Dr Grima said that the construction of good standard sporting facilities was crucial so that Malta will finally change some realities that are hindering the progress of the sport.

“Unfortunately, we are living in a reality where we have children who have to wake up at 5am everyday to go for training due to lack of facilities,” Dr Grima said.

“Surely this is not an ideal scenario and I admire the dedication and perseverance of these athletes.
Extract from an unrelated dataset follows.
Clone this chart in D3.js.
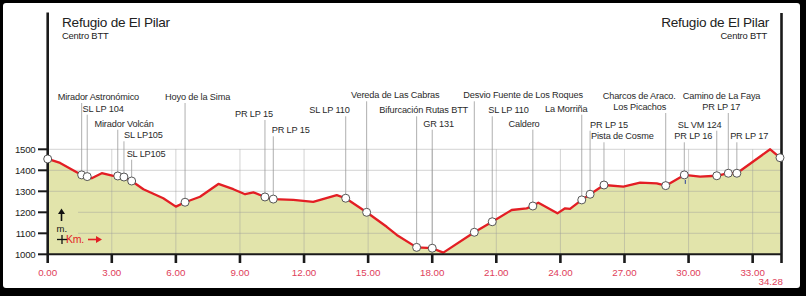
<!DOCTYPE html>
<html>
<head>
<meta charset="utf-8">
<script src="https://cdn.jsdelivr.net/npm/d3@7/dist/d3.min.js"></script>
<style>
  html, body { margin: 0; padding: 0; background: #000; }
  svg { display: block; font-family: "Liberation Sans", Arial, sans-serif; }
</style>
</head>
<body>
<div id="container"></div>
<script>
// elevation profile (km, m)
const profileKm = [0, 0.58, 1.59, 1.85, 2.06, 2.53, 3.07, 3.28, 3.57, 3.93, 4.48, 5.41, 6.0, 6.43, 7.13, 7.99, 8.69, 9.24, 9.63,
  10.17, 10.56, 11.5, 12.43, 13.53, 13.95, 14.93, 15.87, 16.34, 17.27, 18.0, 18.52, 19.97, 20.81, 21.72, 22.42, 22.71,
  22.97, 23.86, 24.22, 24.45, 25.0, 25.39, 26.04, 26.95, 27.73, 28.51, 28.93, 29.8, 30.54, 31.32, 31.86, 32.26, 33.82, 34.28];
const profileEle = [1454, 1435, 1378, 1370, 1362, 1386, 1373, 1373, 1368, 1349, 1310, 1267, 1227, 1248, 1274, 1335, 1310, 1286, 1295,
  1273, 1263, 1259, 1250, 1282, 1267, 1200, 1131, 1092, 1033, 1029, 1008, 1105, 1155, 1211, 1219, 1230,
  1246, 1195, 1219, 1216, 1259, 1286, 1330, 1322, 1341, 1338, 1327, 1378, 1370, 1374, 1386, 1386, 1500, 1460];

// waypoints
const waypointKm = [0, 1.59, 1.85, 3.28, 3.57, 3.93, 6.43, 10.17, 10.56, 13.95, 14.93, 17.27, 18.0, 19.97, 20.81, 22.71,
  25.0, 25.39, 26.04, 28.93, 29.8, 31.32, 31.86, 32.26, 34.28];
const waypointEle = [1454, 1378, 1370, 1373, 1368, 1349, 1248, 1273, 1263, 1267, 1200, 1033, 1029, 1105, 1155, 1230,
  1259, 1286, 1330, 1327, 1378, 1374, 1386, 1386, 1460];
const waypointLabels = [
  [], ["Mirador Astronómico"], ["SL LP 104"], ["Mirador Volcán"], ["SL LP105"], ["SL LP105"], ["Hoyo de la Sima"],
  ["PR LP 15"], ["PR LP 15"], ["SL LP 110"], ["Vereda de Las Cabras"], ["Bifurcación Rutas BTT"], ["GR 131"],
  ["Desvio Fuente de Los Roques"], ["SL LP 110"], ["Caldero"], ["La Morriña"], ["PR LP 15"], ["Pista de Cosme"],
  ["Charcos de Araco.", "Los Picachos"], ["PR LP 16"], ["SL VM 124"], ["Camino de La Faya", "PR LP 17"], ["PR LP 17"], []
];

const xTicks = [0, 3, 6, 9, 12, 15, 18, 21, 24, 27, 30, 33];
const yTicks = [1000, 1100, 1200, 1300, 1400, 1500];
const totalKm = 34.28;
const titleText = "Refugio de El Pilar";
const subtitleText = "Centro BTT";

// label layout: x offset from leader per line, baseline per line
const labelDx = [[], [-24], [-4.6], [-23.3], [0], [-5], [-20], [-30], [-1.6], [-36.4], [-15.6], [-37.3], [-9],
  [-11], [-4], [-24.4], [-36.7], [0], [-13], [-63, -52.4], [-10], [-39], [-45.6, -26], [-6.7], []];
const labelY = [[], [100], [111.7], [126.7], [138.3], [156.7], [100], [117], [133.3], [113.3], [98.3], [113.3], [126.7],
  [98.3], [113.3], [126.7], [111.7], [127.7], [139.3], [99.3, 110], [139.3], [127.7], [99.3, 110], [139.3], []];

const W = 806, H = 296;
const svg = d3.select('#container').append('svg').attr('width', W).attr('height', H);

// frame
svg.append('rect').attr('width', W).attr('height', H).attr('fill', '#000');
svg.append('rect').attr('x', 3).attr('y', 3).attr('width', 797).attr('height', 285).attr('rx', 3).attr('fill', '#fff');

const x = d3.scaleLinear().domain([0, totalKm]).range([47.7, 780]);
const y = d3.scaleLinear().domain([1000, 1500]).range([254.3, 149.3]);
const xRight = 781.5;

const pts = profileKm.map((k, i) => [k, profileEle[i]]);

// fill
svg.append('path')
  .attr('d', d3.area().x(d => x(d[0])).y0(y(1000)).y1(d => y(d[1]))(pts))
  .attr('fill', '#e2e4ab');

// grid
const grid = svg.append('g').attr('stroke', '#9a9a9a').attr('stroke-opacity', 0.55).attr('stroke-width', 0.8);
yTicks.slice(1).forEach(t => {
  grid.append('line').attr('x1', x(0)).attr('x2', xRight).attr('y1', y(t)).attr('y2', y(t));
});
xTicks.slice(1).forEach(t => {
  grid.append('line').attr('x1', x(t)).attr('x2', x(t)).attr('y1', y(1500)).attr('y2', y(1000));
});

// legend box masks the grid
svg.append('rect').attr('x', 49).attr('y', 203).attr('width', 29).attr('height', 46).attr('fill', '#e2e4ab');

// profile line
svg.append('path')
  .attr('d', d3.line().x(d => x(d[0])).y(d => y(d[1]))(pts))
  .attr('fill', 'none').attr('stroke', '#e31e24').attr('stroke-width', 2.3).attr('stroke-linejoin', 'round');

// axes
const ax = svg.append('g').attr('stroke', '#1a1a1a');
ax.append('line').attr('x1', 47.7).attr('x2', 47.7).attr('y1', 12.5).attr('y2', 263).attr('stroke-width', 2.6);
ax.append('line').attr('x1', xRight).attr('x2', xRight).attr('y1', 13).attr('y2', 263).attr('stroke-width', 2.6);
ax.append('line').attr('x1', 47.7).attr('x2', xRight).attr('y1', y(1000)).attr('y2', y(1000)).attr('stroke-width', 2);
xTicks.slice(1).forEach(t => {
  ax.append('line').attr('x1', x(t)).attr('x2', x(t)).attr('y1', y(1000)).attr('y2', 263).attr('stroke-width', 2.6);
});
yTicks.forEach(t => {
  ax.append('line').attr('x1', 38).attr('x2', 47.7).attr('y1', y(t)).attr('y2', y(t)).attr('stroke-width', 2);
});

svg.append('g').selectAll('text').data(yTicks).join('text')
  .attr('x', 35.5).attr('y', d => y(d) + 3.4).attr('text-anchor', 'end')
  .attr('font-size', 9.6).attr('fill', '#222').attr('letter-spacing', -0.2).text(d => d);

svg.append('g').selectAll('text').data(xTicks).join('text')
  .attr('x', d => x(d)).attr('y', 276).attr('text-anchor', 'middle')
  .attr('font-size', 9.8).attr('fill', '#e0405a').text(d3.format('.2f'));
svg.append('text').attr('x', 783).attr('y', 285).attr('text-anchor', 'end')
  .attr('font-size', 9.8).attr('fill', '#e0405a').text(totalKm.toFixed(2));

// titles
svg.append('text').attr('x', 62).attr('y', 27).attr('font-size', 13.6).attr('letter-spacing', -0.25).attr('fill', '#222').text(titleText);
svg.append('text').attr('x', 62).attr('y', 39).attr('font-size', 9.4).attr('letter-spacing', -0.2).attr('fill', '#222').text(subtitleText);
svg.append('text').attr('x', 769).attr('y', 27).attr('text-anchor', 'end').attr('font-size', 13.6).attr('letter-spacing', -0.25).attr('fill', '#222').text(titleText);
svg.append('text').attr('x', 767).attr('y', 39).attr('text-anchor', 'end').attr('font-size', 9.4).attr('letter-spacing', -0.2).attr('fill', '#222').text(subtitleText);

// waypoint labels + leaders
const labels = svg.append('g');
waypointKm.forEach((k, i) => {
  const lines = waypointLabels[i];
  if (!lines.length) return;
  const lx = x(k);
  const lastY = labelY[i][lines.length - 1];
  labels.append('line').attr('x1', lx).attr('x2', lx).attr('y1', lastY + 3).attr('y2', y(waypointEle[i]) - 3)
    .attr('stroke', '#9a9a9a').attr('stroke-width', 0.8);
  lines.forEach((t, j) => {
    labels.append('text').attr('x', lx + labelDx[i][j]).attr('y', labelY[i][j])
      .attr('font-size', 9.2).attr('letter-spacing', -0.15).attr('fill', '#2a2a2a').text(t);
  });
});

// small blue mark under PR LP 16
const iPR16 = 20;
svg.append('line').attr('x1', x(waypointKm[iPR16]) + 1).attr('x2', x(waypointKm[iPR16]) + 1)
  .attr('y1', y(waypointEle[iPR16]) + 5).attr('y2', y(waypointEle[iPR16]) + 9)
  .attr('stroke', '#2a3f9a').attr('stroke-width', 1);

// waypoint circles
svg.append('g').selectAll('circle').data(waypointKm).join('circle')
  .attr('cx', d => x(d)).attr('cy', (d, i) => y(waypointEle[i])).attr('r', 4)
  .attr('fill', '#fff').attr('stroke', '#444').attr('stroke-width', 0.9);

// legend
const lg = svg.append('g');
lg.append('line').attr('x1', 61.5).attr('x2', 61.5).attr('y1', 213).attr('y2', 221).attr('stroke', '#111').attr('stroke-width', 1.6);
lg.append('path').attr('d', 'M61.5,208.5 L58,214 L65,214 Z').attr('fill', '#111');
lg.append('text').attr('x', 56.5).attr('y', 232).attr('font-size', 9.5).attr('fill', '#111').text('m.');
lg.append('line').attr('x1', 57).attr('x2', 67).attr('y1', 239.5).attr('y2', 239.5).attr('stroke', '#111').attr('stroke-width', 1.3);
lg.append('line').attr('x1', 62).attr('x2', 62).attr('y1', 235).attr('y2', 244).attr('stroke', '#111').attr('stroke-width', 1.3);
lg.append('text').attr('x', 66).attr('y', 243).attr('font-size', 10.5).attr('letter-spacing', -0.3).attr('fill', '#e31e24').text('Km.');
lg.append('line').attr('x1', 88).attr('x2', 97).attr('y1', 239.5).attr('y2', 239.5).attr('stroke', '#e31e24').attr('stroke-width', 1.6);
lg.append('path').attr('d', 'M102,239.5 L96,236 L96,243 Z').attr('fill', '#e31e24');
</script>
</body>
</html>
But if we don’t have top-level facilities these realities will persist.

“You have children who instead of remaining in bed in the early hours in the morning to get their necessary rest – which is crucial in their physical and mental development – are forced to train in unhuman hours.
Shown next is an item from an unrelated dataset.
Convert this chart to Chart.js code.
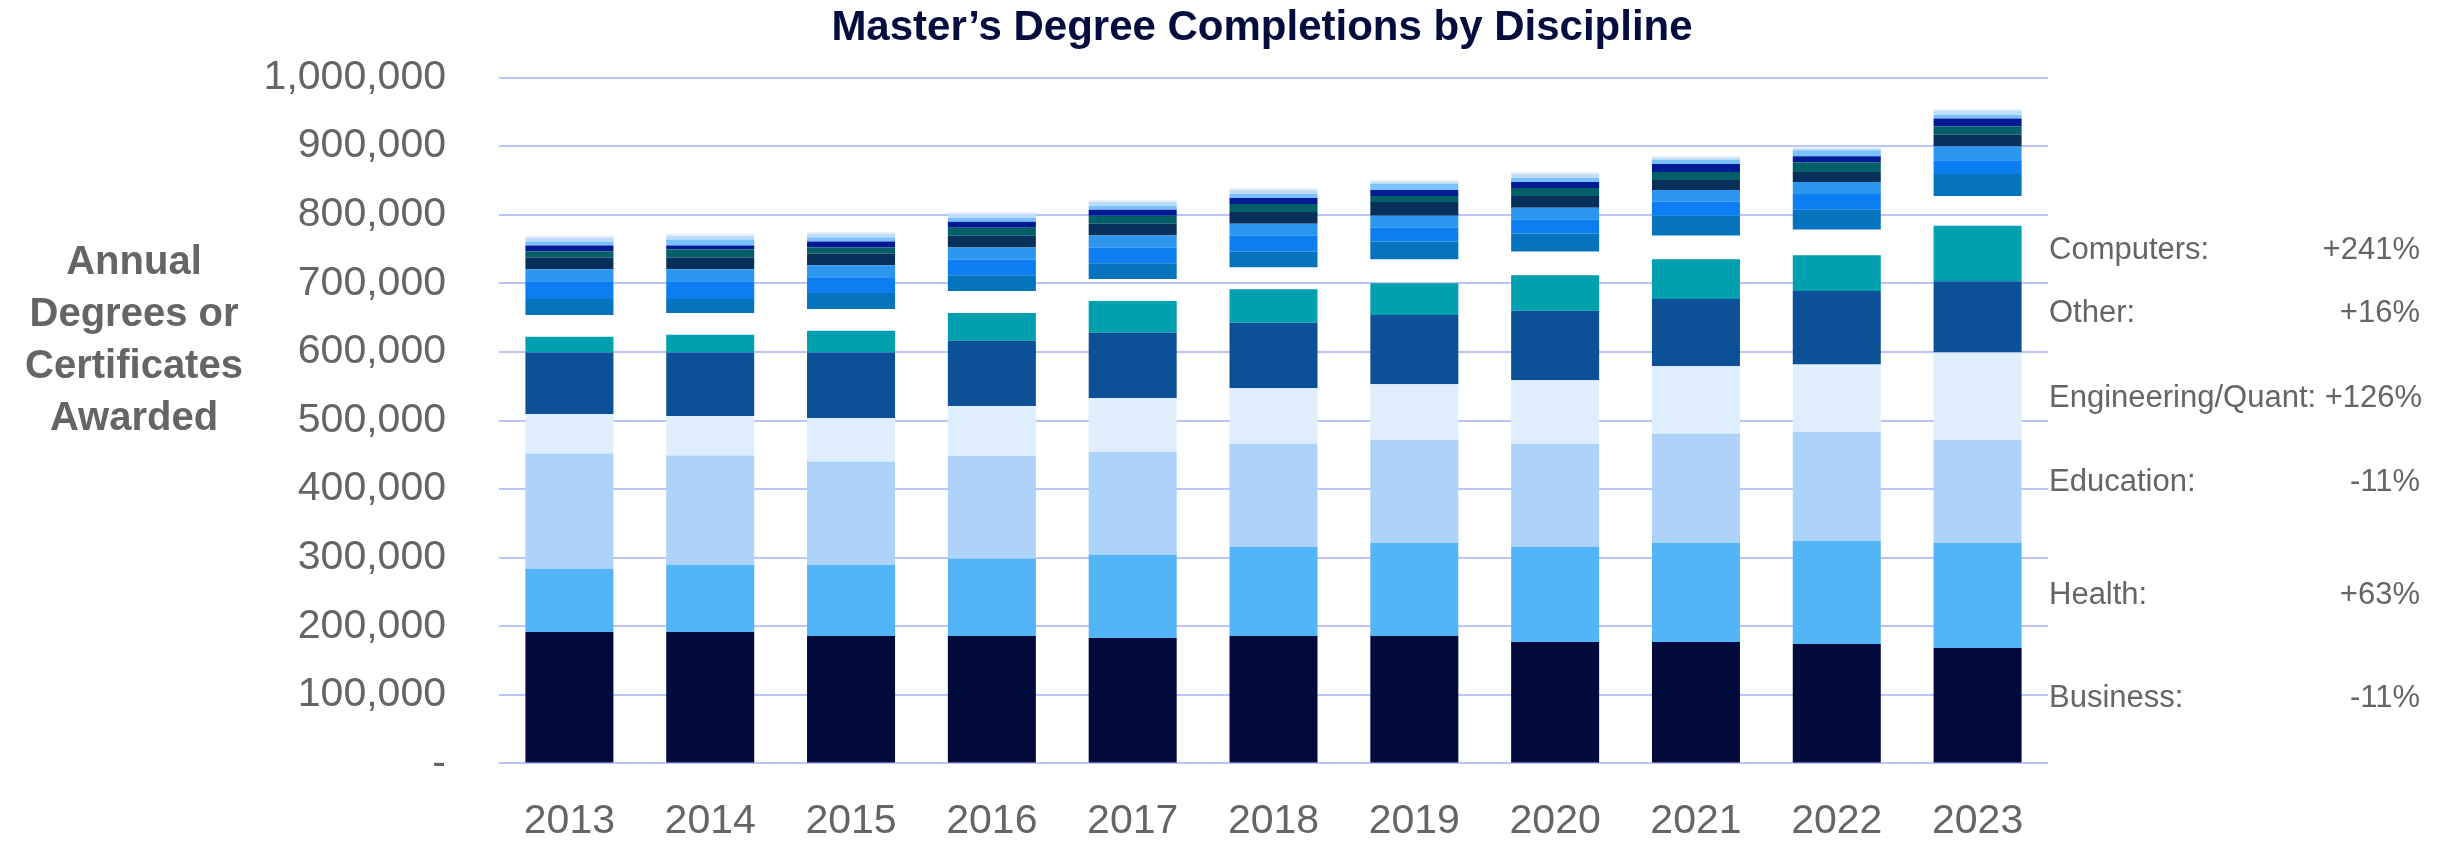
<!DOCTYPE html>
<html>
<head>
<meta charset="utf-8">
<title>Master’s Degree Completions by Discipline</title>
<script src="https://cdn.jsdelivr.net/npm/chart.js@4.4.1/dist/chart.umd.min.js"></script>
<style>
  html, body { margin: 0; padding: 0; background: #fff; }
  #wrap { width: 2461px; height: 841px; }
</style>
</head>
<body>
<div id="wrap"><canvas id="degreesChart" width="2461" height="841"></canvas></div>
<script>
const years = ['2013', '2014', '2015', '2016', '2017', '2018', '2019', '2020', '2021', '2022', '2023'];

// main disciplines (bottom of each bar)
const business    = [191500, 191500, 185700, 185700, 182900, 185700, 185700, 177100, 177100, 174200, 168400];
const health      = [ 92500,  98300, 104100, 112700, 121400, 130100, 135900, 138800, 144600, 150300, 153200];
const education   = [167700, 159000, 150300, 150300, 150300, 150300, 150300, 150300, 159000, 159000, 150300];
const engineering = [ 57800,  57800,  63600,  72300,  78100,  80900,  80900,  92500,  98300,  98300, 127200];
const other       = [ 89600,  92500,  95400,  95400,  95400,  95400, 101200, 101200,  98300, 107000, 104100];
const computers   = [ 23100,  26000,  31800,  40500,  46300,  49100,  46300,  52000,  57800,  52000,  80900];

// empty space between the two groups
const spacer      = [ 31800,  31800,  31800,  31800,  31800,  31800,  34700,  34700,  34700,  37600,  43400];

// smaller fields stacked on top
const minor1 = [23100, 20200, 23100, 23100, 23100, 23100, 26000, 26000, 28900, 28900, 31800];
const minor2 = [26000, 26000, 23100, 23100, 23100, 23100, 20200, 20200, 20200, 23100, 20200];
const minor3 = [17300, 17300, 17300, 17300, 17300, 17300, 17300, 17300, 17300, 17300, 20200];
const minor4 = [17300, 17300, 17300, 17300, 17300, 17300, 20200, 17300, 14500, 14500, 17300];
const minor5 = [ 8700, 11600,  8700, 11600, 11600, 11600,  8700, 11600, 11600, 14500, 11600];
const minor6 = [ 8700,  5800,  8700,  8700,  8700,  8700,  8700,  8700, 11600,  8700, 11600];
const minor7 = [ 5800,  8700,  5800,  5800,  5800,  5800,  8700,  5800,  5800,  8700,  5800];
const minor8 = [ 5800,  5800,  5800,  5800,  5800,  5800,  2900,  5800,  2900,  2500,  5800];
const minor9 = [ 2900,  2900,  2900,  2900,  2900,  2900,  2900,  2900,  2900,  1400,  2900];

const chartTitle = 'Master’s Degree Completions by Discipline';
const axisTitle = ['Annual', 'Degrees or', 'Certificates', 'Awarded'];
const noteNames = ['Computers:', 'Other:', 'Engineering/Quant:', 'Education:', 'Health:', 'Business:'];
const noteValues = ['+241%', '+16%', '+126%', '-11%', '+63%', '-11%'];

const FONT = '"Liberation Sans", Arial, Helvetica, sans-serif';
const GREY = '#656565';

function makeSet(label, data, color) {
    return {
        label: label,
        data: data,
        backgroundColor: color,
        borderWidth: 0,
        barPercentage: 0.625,
        categoryPercentage: 1
    };
}

// title, axis title and the % change notes on the right
const textPlugin = {
    id: 'textPlugin',
    afterDraw(chart) {
        const ctx = chart.ctx;
        ctx.save();
        ctx.textBaseline = 'middle';

        ctx.fillStyle = '#040d3e';
        ctx.font = 'bold 42px ' + FONT;
        ctx.textAlign = 'center';
        ctx.fillText(chartTitle, 1262, 28);

        ctx.fillStyle = GREY;
        ctx.font = 'bold 40px ' + FONT;
        axisTitle.forEach((line, i) => {
            ctx.fillText(line, 134, 263 + i * 52);
        });

        ctx.font = '31px ' + FONT;
        const noteY = [250, 313, 398, 482, 595, 698];
        noteNames.forEach((name, i) => {
            ctx.textAlign = 'left';
            if (i === 2) {
                ctx.fillText(name + ' ' + noteValues[i], 2049, noteY[i]);
                return;
            }
            ctx.fillText(name, 2049, noteY[i]);
            ctx.textAlign = 'right';
            ctx.fillText(noteValues[i], 2420, noteY[i]);
        });
        ctx.restore();
    }
};

const ctx = document.getElementById('degreesChart').getContext('2d');
new Chart(ctx, {
    type: 'bar',
    data: {
        labels: years,
        datasets: [
            makeSet('Business', business, '#020b3b'),
            makeSet('Health', health, '#53b4f8'),
            makeSet('Education', education, '#add3f9'),
            makeSet('Engineering/Quant', engineering, '#dfeefc'),
            makeSet('Other', other, '#0c5197'),
            makeSet('Computers', computers, '#00a0ae'),
            makeSet('', spacer, 'rgba(0,0,0,0)'),
            makeSet('Minor 1', minor1, '#0673be'),
            makeSet('Minor 2', minor2, '#0c7ef2'),
            makeSet('Minor 3', minor3, '#2d97ef'),
            makeSet('Minor 4', minor4, '#08305a'),
            makeSet('Minor 5', minor5, '#025f67'),
            makeSet('Minor 6', minor6, '#041a94'),
            makeSet('Minor 7', minor7, '#78c1fa'),
            makeSet('Minor 8', minor8, '#c0dcf9'),
            makeSet('Minor 9', minor9, '#e8f1fb')
        ]
    },
    options: {
        responsive: false,
        animation: false,
        layout: {
            padding: { left: 0, right: 413, top: 72, bottom: 0 }
        },
        plugins: {
            legend: { display: false },
            title: { display: false },
            tooltip: { enabled: false }
        },
        scales: {
            x: {
                stacked: true,
                grid: { display: false, drawTicks: false },
                border: { display: false },
                ticks: {
                    color: GREY,
                    font: { family: FONT, size: 41 },
                    padding: 34,
                    maxRotation: 0
                },
                afterFit(scale) { scale.height = 77; }
            },
            y: {
                stacked: true,
                min: 0,
                max: 1000000,
                grid: { color: '#bcc5fa', lineWidth: 2, drawTicks: false },
                border: { display: false },
                ticks: {
                    stepSize: 100000,
                    color: GREY,
                    font: { family: FONT, size: 41 },
                    padding: 53,
                    callback: (v) => v === 0 ? '-' : v.toLocaleString('en-US')
                },
                afterFit(scale) { scale.width = 499; }
            }
        }
    },
    plugins: [textPlugin]
});
</script>
</body>
</html>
“This is why it’s important that we keep working hard to address these problems and having proper facilities will eliminate such problems.”
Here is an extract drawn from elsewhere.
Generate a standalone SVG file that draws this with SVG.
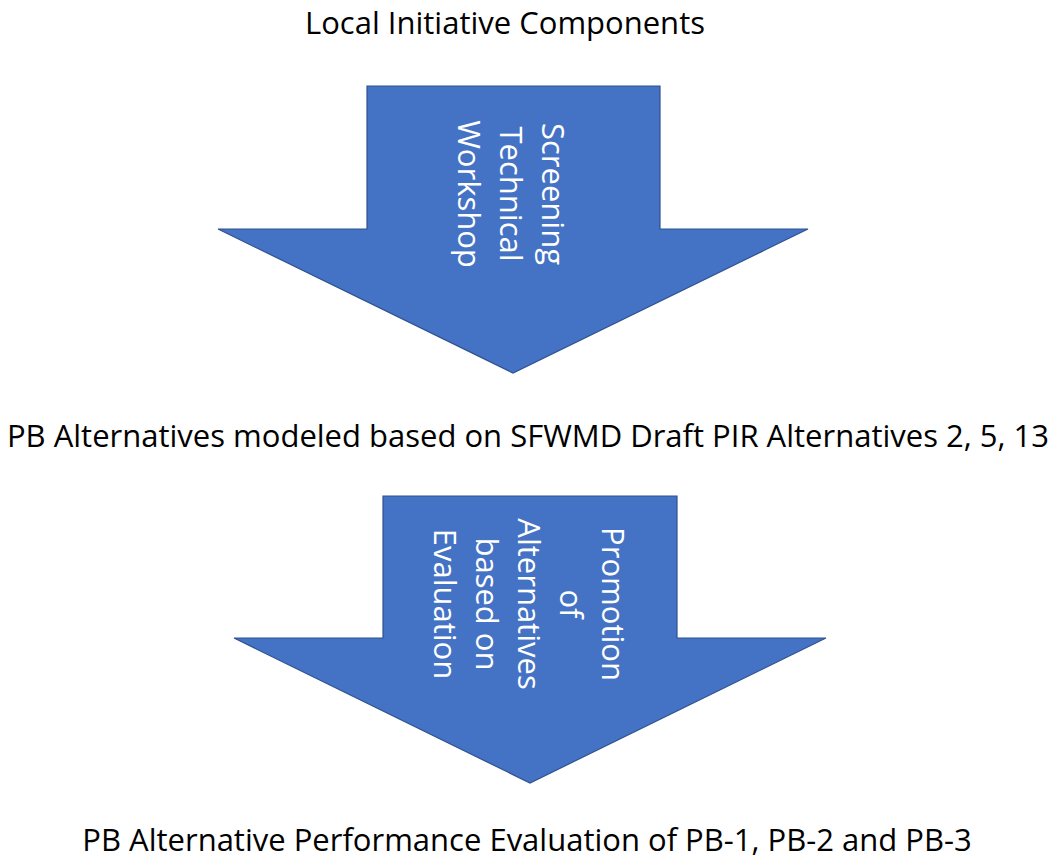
<svg xmlns="http://www.w3.org/2000/svg" width="1056" height="861" viewBox="0 0 1056 861">
<style>
.lbl{font-family:"Open Sans","Liberation Sans",sans-serif;font-size:31px;fill:#000;text-anchor:middle}
.in{font-family:"Open Sans","Liberation Sans",sans-serif;font-size:31px;fill:#fff;text-anchor:middle}
.arrow{fill:#4472C4;stroke:#2F528F;stroke-width:1.2}
</style>
<rect width="1056" height="861" fill="#fff"/>
<g id="title"><text class="lbl" x="505" y="34">Local Initiative Components</text></g>
<g id="stage2"><text class="lbl" x="528" y="447">PB Alternatives modeled based on SFWMD Draft PIR Alternatives 2, 5, 13</text></g>
<g id="stage3"><text class="lbl" x="527" y="851">PB Alternative Performance Evaluation of PB-1, PB-2 and PB-3</text></g>
<g id="connectors">
<g id="arrow1">
<polygon class="arrow" points="367,86 660,86 660,229 808,229 513,373 218,229 367,229"/>
<g transform="translate(542,194) rotate(90)">
<text class="in" x="0" y="0">Screening</text>
<text class="in" x="0" y="42">Technical</text>
<text class="in" x="0" y="84">Workshop</text>
</g>
</g>
<g id="arrow2">
<polygon class="arrow" points="383,496 677,496 677,638 826,638 530,783 234,638 383,638"/>
<g transform="translate(602,604) rotate(90)">
<text class="in" x="0" y="0">Promotion</text>
<text class="in" x="0" y="42">of</text>
<text class="in" x="0" y="84">Alternatives</text>
<text class="in" x="0" y="126">based on</text>
<text class="in" x="0" y="168">Evaluation</text>
</g>
</g>
</g>
</svg>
In Gozo, the Ministry of Gozo is currently responsible for a major sporting project with the construction of an Aquatic Centre that will have an Olympic-size pool that will boost the practice of acquatic sport on the sister island.

There is also the construction of an indoor hall that will enable the organisation of other sporting events such as handball, basketball, and futsal among others.

However, the Times of Malta has information that the indoor hall was built on a smaller scale requested to be able to be fully-recognised to host international competitions.

Gozo Indoor Hall

Asked whether he was aware of this mistake and whether there were plans for the government to readjust the venue so that it can qualify to host international events, Dr Grima said that he was informed that the Ministry of Gozo has been notified and are looking into the problem.

“This project is under the responsibility of the Ministry of Gozo and the Olympic-size pool is its main feature,” Dr Grima said.

“Works on this projects are moving fast so it is completed soon. Without going into the merit on how the indoor hall has been constructed, one has to keep in mind the space available.

“The Ministry of Gozo has been informed of this problem and is looking into it but the main focus remains the Olympic-size pool.”

But pressed on whether he will put pressure so that the Indoor Hall is done in a proper way to be able to host an international event, Dr Grima said: “I am always in favour of having facilities that are 100 per cent certified to host international events.

“It’s disappointing to have facilities that are not up to standard. The recently-announced motor racing track, that will be built in the coming months, will be according to the FIA standards while if I am building a football stadium it has to be according to the FIFA regulations.

“As regards, the Gozo pool project there is no doubt that it will be according to FINA standards. As regarding the indoor hall we have informed the Ministry of Gozo and they assured us that if it will be possible they will arrange the facility to the necessary measurements.”